En effet, durant ce pèlerinage, celui qui est le plus élevé est celui qui doit le plus craindre et le moins se confier en lui-même. Il vient des jours où ceux mêmes qui ont fait à Dieu un don absolu de leur volonté, et qui, plutôt que de commettre une imperfection, se laisseraient torturer et subiraient mille morts, ont besoin de se servir des premières armes de l'oraison. Ils se voient attaqués de tentations et de persécutions si violentes, qu'il leur faut, pour éviter l'offense de Dieu et se garder du péché, considérer que tout finit, qu'il y a un ciel et un enfer, s'attacher enfin à des vérités de ce genre.

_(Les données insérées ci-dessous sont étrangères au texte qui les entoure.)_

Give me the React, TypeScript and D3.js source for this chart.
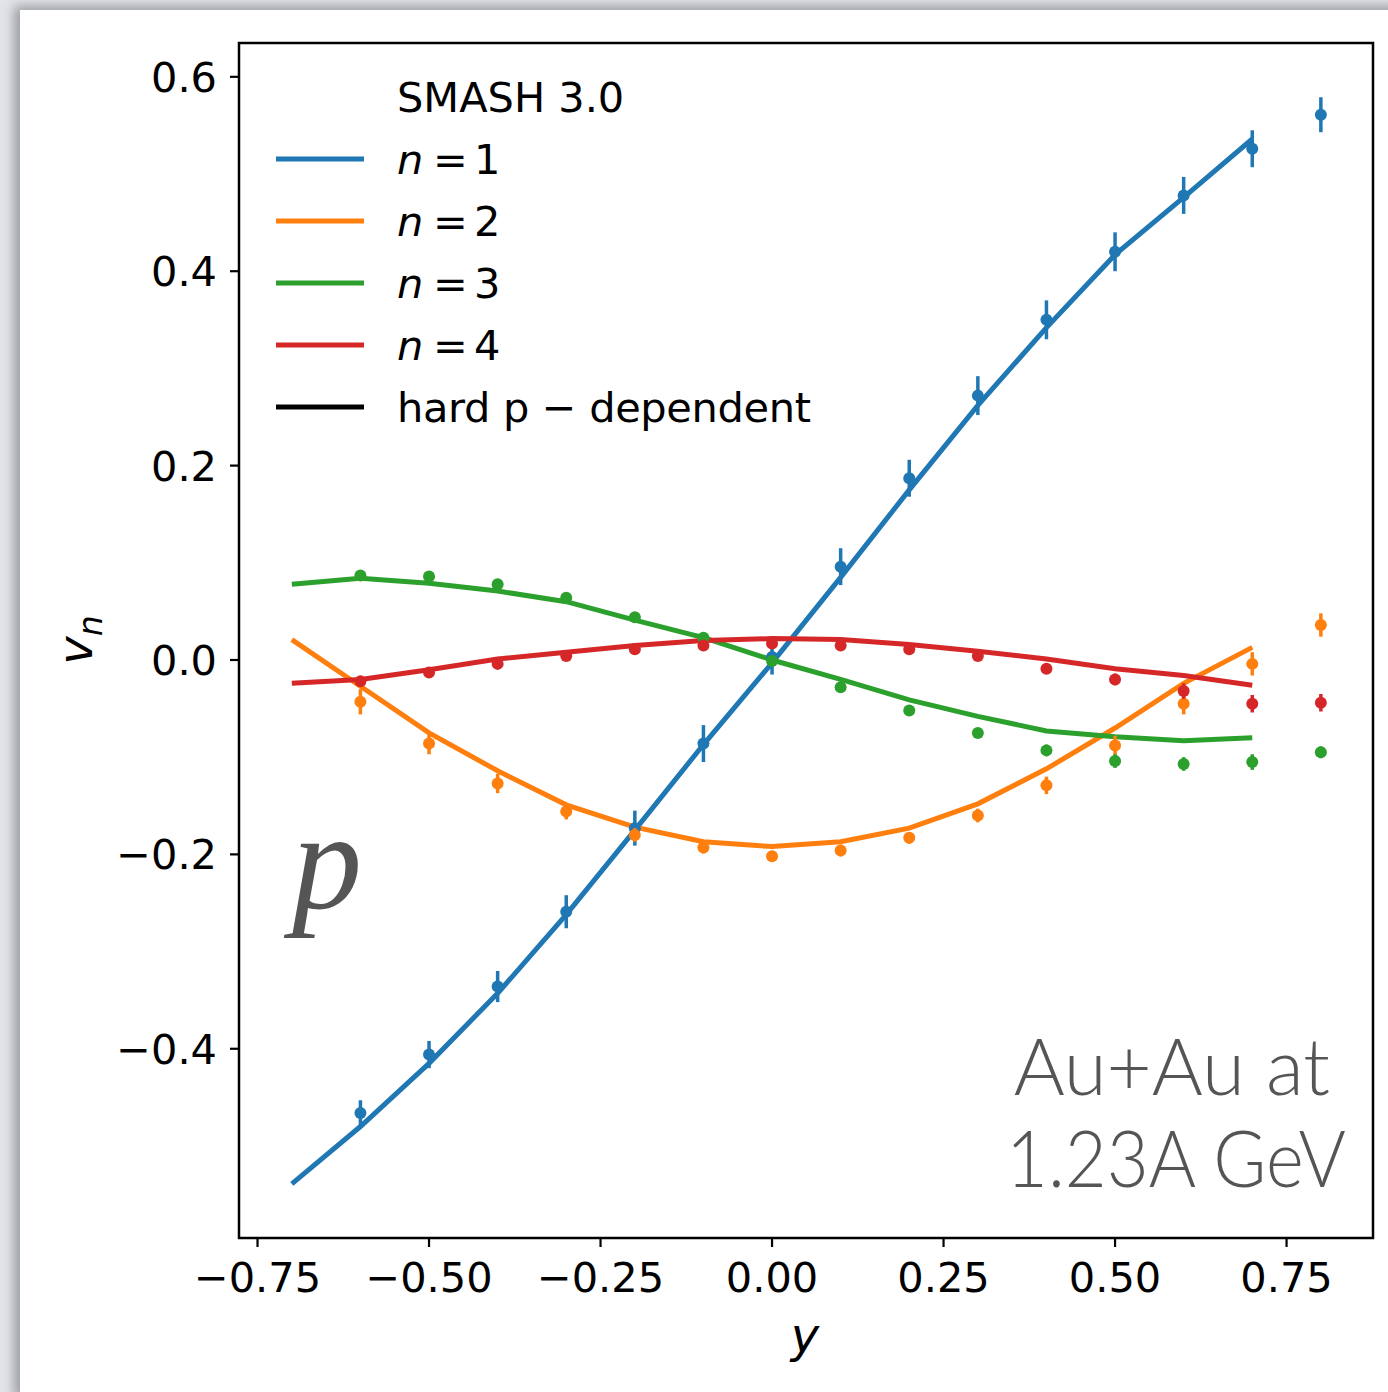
import React from "react";
import * as d3 from "d3";

// rapidity bins
const yPoints = [-0.6, -0.5, -0.4, -0.3, -0.2, -0.1, 0.0, 0.1, 0.2, 0.3, 0.4, 0.5, 0.6, 0.7, 0.8];
const yLine = [-0.7, -0.6, -0.5, -0.4, -0.3, -0.2, -0.1, 0.0, 0.1, 0.2, 0.3, 0.4, 0.5, 0.6, 0.7];

// SMASH points (with errors)
const v1Pts = [-0.466, -0.406, -0.336, -0.259, -0.173, -0.086, 0.003, 0.096, 0.187, 0.272, 0.35, 0.42, 0.478, 0.526, 0.561];
const v1Err = [0.013, 0.014, 0.016, 0.017, 0.018, 0.019, 0.018, 0.019, 0.019, 0.02, 0.02, 0.02, 0.019, 0.019, 0.018];
const v2Pts = [-0.043, -0.086, -0.127, -0.156, -0.18, -0.193, -0.202, -0.196, -0.183, -0.16, -0.129, -0.088, -0.045, -0.004, 0.036];
const v2Err = [0.013, 0.011, 0.01, 0.008, 0.007, 0.006, 0.005, 0.006, 0.006, 0.007, 0.009, 0.01, 0.011, 0.012, 0.012];
const v3Pts = [0.087, 0.086, 0.078, 0.064, 0.044, 0.023, -0.001, -0.028, -0.052, -0.075, -0.093, -0.104, -0.107, -0.105, -0.095];
const v3Err = [0.004, 0.004, 0.004, 0.004, 0.004, 0.004, 0.004, 0.004, 0.004, 0.005, 0.006, 0.007, 0.007, 0.008, 0.006];
const v4Pts = [-0.022, -0.013, -0.004, 0.004, 0.011, 0.015, 0.017, 0.015, 0.011, 0.004, -0.009, -0.02, -0.032, -0.045, -0.044];
const v4Err = [0.004, 0.004, 0.004, 0.004, 0.004, 0.004, 0.004, 0.004, 0.004, 0.004, 0.005, 0.006, 0.008, 0.009, 0.009];

// hard p-dependent curves
const v1Line = [-0.539, -0.48, -0.415, -0.343, -0.262, -0.175, -0.087, -0.003, 0.085, 0.175, 0.262, 0.342, 0.417, 0.476, 0.536];
const v2Line = [0.021, -0.027, -0.075, -0.114, -0.149, -0.172, -0.187, -0.192, -0.187, -0.173, -0.148, -0.112, -0.07, -0.024, 0.013];
const v3Line = [0.078, 0.084, 0.079, 0.071, 0.06, 0.041, 0.023, 0.0, -0.02, -0.041, -0.058, -0.073, -0.079, -0.083, -0.08];
const v4Line = [-0.024, -0.02, -0.01, 0.001, 0.008, 0.015, 0.02, 0.022, 0.021, 0.016, 0.009, 0.001, -0.009, -0.016, -0.026];

const xTicks = [-0.75, -0.5, -0.25, 0, 0.25, 0.5, 0.75];
const yTicks = [-0.4, -0.2, 0, 0.2, 0.4, 0.6];

const series = [
  { n: 1, color: "#1f77b4", pts: v1Pts, err: v1Err, line: v1Line },
  { n: 2, color: "#ff7f0e", pts: v2Pts, err: v2Err, line: v2Line },
  { n: 3, color: "#2ca02c", pts: v3Pts, err: v3Err, line: v3Line },
  { n: 4, color: "#d62728", pts: v4Pts, err: v4Err, line: v4Line },
];

const W = 1388;
const H = 1392;
const left = 239;
const right = 1373;
const top = 43;
const bottom = 1238;

const fmtMinus = (s: string) => s.replace("-", "\u2212");

export default function App() {
  const x = d3.scaleLinear().domain([-0.777, 0.876]).range([left, right]);
  const y = d3.scaleLinear().domain([-0.5947, 0.6348]).range([bottom, top]);
  const line = d3
    .line<number>()
    .x((_, i) => x(yLine[i]))
    .y((d) => y(d));

  const font = "'DejaVu Sans', sans-serif";
  const fs = 41.5;

  return (
    <svg
      width={W}
      height={H}
      style={{ position: "absolute", left: 0, top: 0 }}
      fontFamily={font}
    >
      <defs>
        <filter id="shadow" x="-5%" y="-5%" width="110%" height="110%">
          <feGaussianBlur stdDeviation="6" />
        </filter>
        <clipPath id="plot">
          <rect x={left} y={top} width={right - left} height={bottom - top} />
        </clipPath>
      </defs>
      <rect width={W} height={H} fill="#e2e5e8" />
      <rect x={14} y={6} width={W} height={H} fill="#9a9ca0" filter="url(#shadow)" />
      <rect x={20} y={10} width={W} height={H} fill="#fff" />

      {/* curves */}
      <g clipPath="url(#plot)">
        {series.map((s) => (
          <path key={"l" + s.n} d={line(s.line) ?? ""} fill="none" stroke={s.color} strokeWidth={5} />
        ))}
        {series.map((s) => (
          <g key={"p" + s.n} fill={s.color} stroke={s.color}>
            {s.pts.map((v, i) => (
              <g key={i}>
                <line
                  x1={x(yPoints[i])}
                  x2={x(yPoints[i])}
                  y1={y(v - s.err[i])}
                  y2={y(v + s.err[i])}
                  strokeWidth={3.5}
                />
                <circle cx={x(yPoints[i])} cy={y(v)} r={6} stroke="none" />
              </g>
            ))}
          </g>
        ))}
      </g>

      {/* spines */}
      <rect x={left} y={top} width={right - left} height={bottom - top} fill="none" stroke="#000" strokeWidth={2.5} />

      {/* x ticks */}
      {xTicks.map((t) => (
        <g key={"x" + t} transform={`translate(${x(t)},${bottom})`}>
          <line y1={0} y2={9} stroke="#000" strokeWidth={2.2} />
          <text y={54} textAnchor="middle" fontSize={fs}>
            {fmtMinus(d3.format(".2f")(t))}
          </text>
        </g>
      ))}
      {/* y ticks */}
      {yTicks.map((t) => (
        <g key={"y" + t} transform={`translate(${left},${y(t)})`}>
          <line x1={0} x2={-9} stroke="#000" strokeWidth={2.2} />
          <text x={-22} dy="0.36em" textAnchor="end" fontSize={fs}>
            {fmtMinus(d3.format(".1f")(t))}
          </text>
        </g>
      ))}

      {/* axis labels */}
      <text x={805} y={1352} textAnchor="middle" fontSize={48} fontStyle="italic">
        y
      </text>
      <text transform="translate(92,640) rotate(-90)" textAnchor="middle" fontSize={48} fontStyle="italic">
        v<tspan fontSize={33} dy={10}>n</tspan>
      </text>

      {/* legend */}
      <g fontSize={fs}>
        <text x={397} y={112}>SMASH 3.0</text>
        {series.map((s, i) => (
          <g key={"lg" + s.n} transform={`translate(0,${159 + i * 62})`}>
            <line x1={276} x2={364} stroke={s.color} strokeWidth={5} />
            <text x={397} dy="0.36em" fontStyle="italic">n</text>
            <text x={433} dy="0.36em">=</text>
            <text x={474} dy="0.36em">{s.n}</text>
          </g>
        ))}
        <g transform="translate(0,407)">
          <line x1={276} x2={364} stroke="#000" strokeWidth={5} />
          <text x={397} dy="0.36em" textLength={414} lengthAdjust="spacing">hard p − dependent</text>
        </g>
      </g>

      {/* annotations */}
      <text x={292} y={908} fontSize={140} fontStyle="italic" fontFamily="'Liberation Serif', 'DejaVu Serif', serif" fill="#555">
        p
      </text>
      <g fill="#555" fontFamily="Lato, 'Open Sans', sans-serif" fontWeight={300} fontSize={78} textAnchor="end">
        <text x={1330} y={1095}>Au+Au at</text>
        <text x={1346} y={1187} textLength={340} lengthAdjust="spacingAndGlyphs">1.23A GeV</text>
      </g>
    </svg>
  );
}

Je reviens maintenant aux artifices du démon et aux douceurs qu'il procure, et je dis que le moyen sûr de les éviter, c'est d'avoir, dès le début de la vie spirituelle, une énergique résolution d'allée toujours par le chemin de la croix, sans désirer les consolations intérieures Le divin Maître lui-même nous a montré ce chemin comme celui de la perfection, quand il a dit: « Prends ta croix, et marche à ma suite. » Il est notre modèle, et en suivant ses conseils, dans l'unique but de lui plaire, nous n'avons rien à craindre. Au reste, l'âme connaîtra, par le profit qu'elle tire de ces délices, que le démon n'en est pas l'auteur; elle peut tomber encore, il est vrai., mais elle trouvera la preuve de l'action de Dieu en elle, dans sa promptitude à se relever, et dans les marques suivantes.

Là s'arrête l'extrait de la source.